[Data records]
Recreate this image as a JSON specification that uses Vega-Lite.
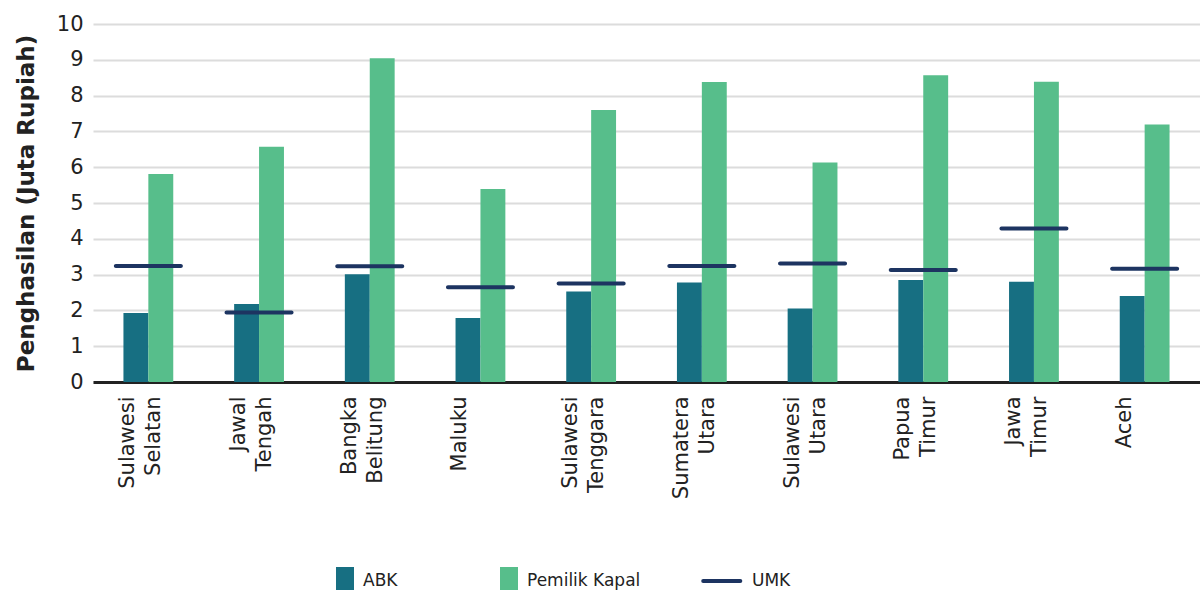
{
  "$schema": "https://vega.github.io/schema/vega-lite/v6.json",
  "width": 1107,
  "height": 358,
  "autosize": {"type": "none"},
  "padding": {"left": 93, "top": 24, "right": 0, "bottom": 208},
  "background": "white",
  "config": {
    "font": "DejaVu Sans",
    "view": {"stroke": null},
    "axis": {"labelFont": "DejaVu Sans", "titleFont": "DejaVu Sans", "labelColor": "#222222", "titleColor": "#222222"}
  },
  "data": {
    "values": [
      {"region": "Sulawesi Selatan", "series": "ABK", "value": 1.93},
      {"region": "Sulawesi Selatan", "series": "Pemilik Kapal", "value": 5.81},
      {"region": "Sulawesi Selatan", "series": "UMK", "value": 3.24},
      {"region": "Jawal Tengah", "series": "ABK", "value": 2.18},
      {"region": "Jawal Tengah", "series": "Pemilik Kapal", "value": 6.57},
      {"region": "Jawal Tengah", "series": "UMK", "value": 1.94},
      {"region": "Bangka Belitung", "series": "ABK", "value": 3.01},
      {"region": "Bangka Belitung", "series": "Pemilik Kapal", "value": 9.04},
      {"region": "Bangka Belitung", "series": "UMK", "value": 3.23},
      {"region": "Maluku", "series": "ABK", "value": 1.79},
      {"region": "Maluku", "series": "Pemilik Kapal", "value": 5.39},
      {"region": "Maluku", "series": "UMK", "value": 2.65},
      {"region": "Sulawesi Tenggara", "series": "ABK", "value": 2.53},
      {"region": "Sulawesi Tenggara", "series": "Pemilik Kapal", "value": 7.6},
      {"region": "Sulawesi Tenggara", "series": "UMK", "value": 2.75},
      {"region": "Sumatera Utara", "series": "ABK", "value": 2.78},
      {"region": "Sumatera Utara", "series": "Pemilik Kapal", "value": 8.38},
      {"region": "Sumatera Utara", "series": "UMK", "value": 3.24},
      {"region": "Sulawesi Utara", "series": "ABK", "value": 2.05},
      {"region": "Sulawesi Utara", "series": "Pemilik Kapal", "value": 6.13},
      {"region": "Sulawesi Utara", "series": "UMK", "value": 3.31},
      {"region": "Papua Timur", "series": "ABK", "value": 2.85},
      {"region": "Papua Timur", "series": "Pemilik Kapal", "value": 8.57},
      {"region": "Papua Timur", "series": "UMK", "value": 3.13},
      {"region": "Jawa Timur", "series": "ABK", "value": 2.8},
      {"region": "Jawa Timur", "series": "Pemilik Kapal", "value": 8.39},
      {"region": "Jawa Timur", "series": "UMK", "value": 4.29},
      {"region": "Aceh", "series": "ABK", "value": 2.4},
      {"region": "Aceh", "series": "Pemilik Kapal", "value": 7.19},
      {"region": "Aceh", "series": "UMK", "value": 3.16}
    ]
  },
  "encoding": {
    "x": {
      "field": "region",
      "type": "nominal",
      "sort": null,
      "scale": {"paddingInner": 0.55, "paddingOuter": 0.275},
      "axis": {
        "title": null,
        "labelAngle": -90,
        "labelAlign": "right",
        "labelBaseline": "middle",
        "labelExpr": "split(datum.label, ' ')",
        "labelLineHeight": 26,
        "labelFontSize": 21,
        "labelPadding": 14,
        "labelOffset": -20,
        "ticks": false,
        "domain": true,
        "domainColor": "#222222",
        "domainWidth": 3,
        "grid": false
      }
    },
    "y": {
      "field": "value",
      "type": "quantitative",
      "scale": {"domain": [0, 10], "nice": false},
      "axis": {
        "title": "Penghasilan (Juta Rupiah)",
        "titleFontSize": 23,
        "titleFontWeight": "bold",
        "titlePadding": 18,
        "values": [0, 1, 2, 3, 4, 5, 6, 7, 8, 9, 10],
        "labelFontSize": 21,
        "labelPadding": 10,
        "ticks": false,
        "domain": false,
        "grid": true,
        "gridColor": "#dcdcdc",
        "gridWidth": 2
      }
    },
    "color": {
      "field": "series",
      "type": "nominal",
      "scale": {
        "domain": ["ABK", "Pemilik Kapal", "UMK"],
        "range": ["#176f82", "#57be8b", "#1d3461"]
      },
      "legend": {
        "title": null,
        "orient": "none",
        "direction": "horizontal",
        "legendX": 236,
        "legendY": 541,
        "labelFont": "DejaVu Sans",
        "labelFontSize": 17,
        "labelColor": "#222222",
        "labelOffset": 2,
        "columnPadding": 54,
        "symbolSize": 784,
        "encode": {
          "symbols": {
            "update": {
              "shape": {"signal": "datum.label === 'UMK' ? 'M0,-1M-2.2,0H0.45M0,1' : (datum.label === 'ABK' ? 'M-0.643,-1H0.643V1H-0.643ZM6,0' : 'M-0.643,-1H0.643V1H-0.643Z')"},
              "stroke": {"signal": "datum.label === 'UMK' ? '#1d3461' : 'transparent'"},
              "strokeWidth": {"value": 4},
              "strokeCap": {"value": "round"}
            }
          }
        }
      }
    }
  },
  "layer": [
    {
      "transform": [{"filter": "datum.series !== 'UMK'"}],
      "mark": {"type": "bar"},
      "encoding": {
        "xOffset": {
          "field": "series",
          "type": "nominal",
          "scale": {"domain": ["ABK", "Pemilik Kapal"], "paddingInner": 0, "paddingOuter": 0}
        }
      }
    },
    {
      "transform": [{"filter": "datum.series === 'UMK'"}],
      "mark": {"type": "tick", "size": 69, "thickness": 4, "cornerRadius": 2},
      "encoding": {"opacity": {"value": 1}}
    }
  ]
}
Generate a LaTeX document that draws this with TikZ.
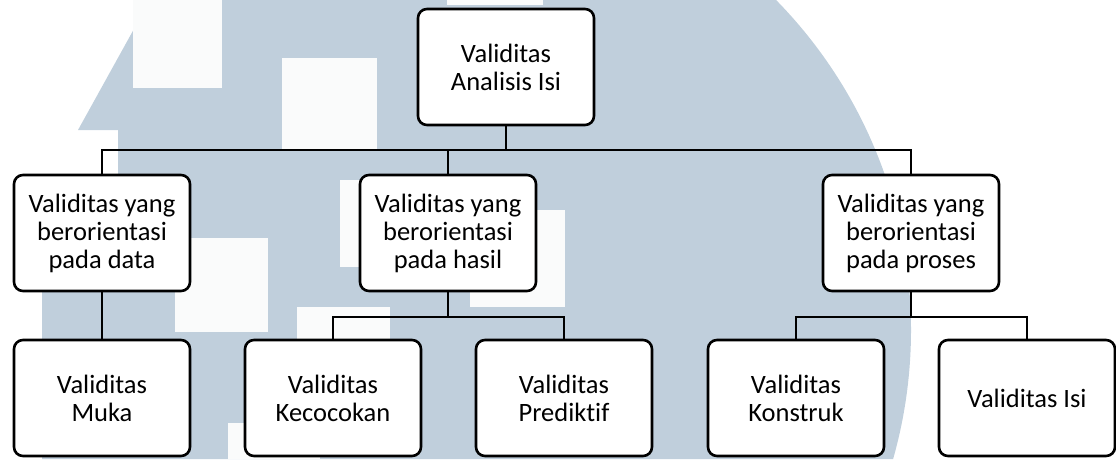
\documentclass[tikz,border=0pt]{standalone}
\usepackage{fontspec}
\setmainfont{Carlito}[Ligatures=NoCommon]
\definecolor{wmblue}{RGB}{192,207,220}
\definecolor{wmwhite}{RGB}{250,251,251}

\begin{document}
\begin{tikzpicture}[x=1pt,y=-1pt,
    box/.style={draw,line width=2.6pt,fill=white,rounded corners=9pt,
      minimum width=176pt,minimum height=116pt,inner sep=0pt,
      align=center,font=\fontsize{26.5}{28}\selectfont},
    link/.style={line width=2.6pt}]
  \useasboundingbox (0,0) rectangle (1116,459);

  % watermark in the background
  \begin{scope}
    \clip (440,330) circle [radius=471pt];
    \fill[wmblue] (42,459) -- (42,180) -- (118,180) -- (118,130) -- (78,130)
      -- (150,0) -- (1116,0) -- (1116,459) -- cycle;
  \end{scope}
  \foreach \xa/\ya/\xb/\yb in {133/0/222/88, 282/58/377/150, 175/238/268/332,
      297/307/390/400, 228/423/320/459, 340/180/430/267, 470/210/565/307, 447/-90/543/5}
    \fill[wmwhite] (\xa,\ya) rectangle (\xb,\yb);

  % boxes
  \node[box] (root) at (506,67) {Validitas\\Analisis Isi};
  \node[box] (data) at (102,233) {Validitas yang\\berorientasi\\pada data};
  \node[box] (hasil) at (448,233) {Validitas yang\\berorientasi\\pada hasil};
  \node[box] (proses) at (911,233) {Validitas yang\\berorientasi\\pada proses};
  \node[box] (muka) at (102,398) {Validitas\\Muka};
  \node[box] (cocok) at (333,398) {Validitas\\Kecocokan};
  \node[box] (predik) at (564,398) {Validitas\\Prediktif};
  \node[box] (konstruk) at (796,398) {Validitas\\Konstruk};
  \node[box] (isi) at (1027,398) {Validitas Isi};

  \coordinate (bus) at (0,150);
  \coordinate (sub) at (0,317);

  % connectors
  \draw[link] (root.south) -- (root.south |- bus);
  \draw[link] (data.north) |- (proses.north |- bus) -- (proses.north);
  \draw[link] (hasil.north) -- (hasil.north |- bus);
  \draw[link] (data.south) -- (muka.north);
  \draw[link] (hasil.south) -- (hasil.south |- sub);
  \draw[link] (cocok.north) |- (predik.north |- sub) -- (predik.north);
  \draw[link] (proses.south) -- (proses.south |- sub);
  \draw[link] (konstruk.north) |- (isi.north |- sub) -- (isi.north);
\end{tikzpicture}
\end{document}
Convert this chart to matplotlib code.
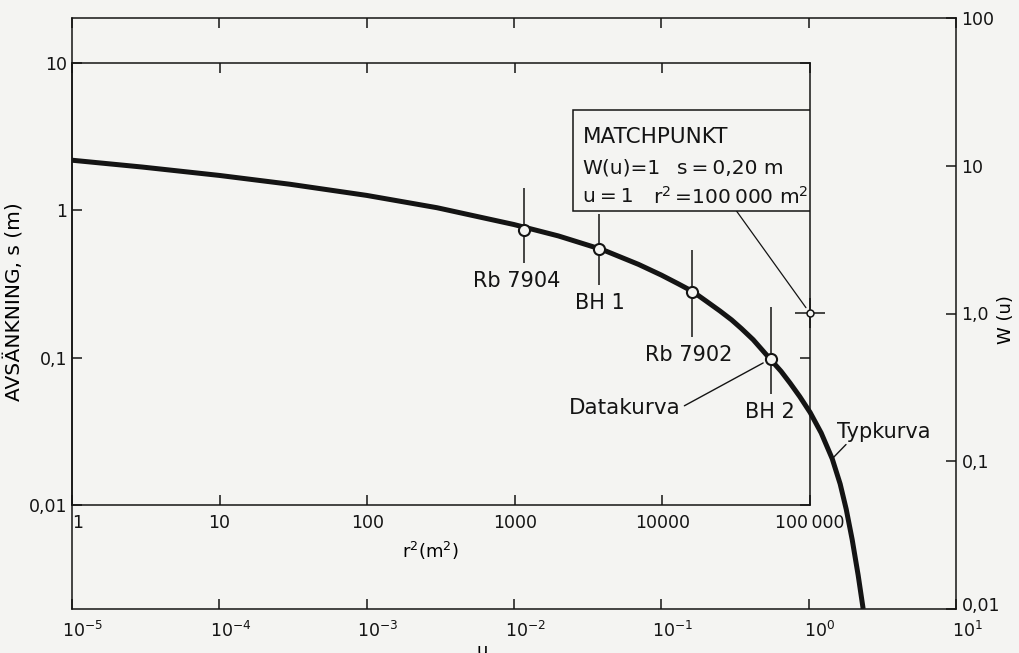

* WHAT IS REQUIRED
Your answer should be a single number: the count of lines in the listing that contain the word "this".

* THE SOLUTION
3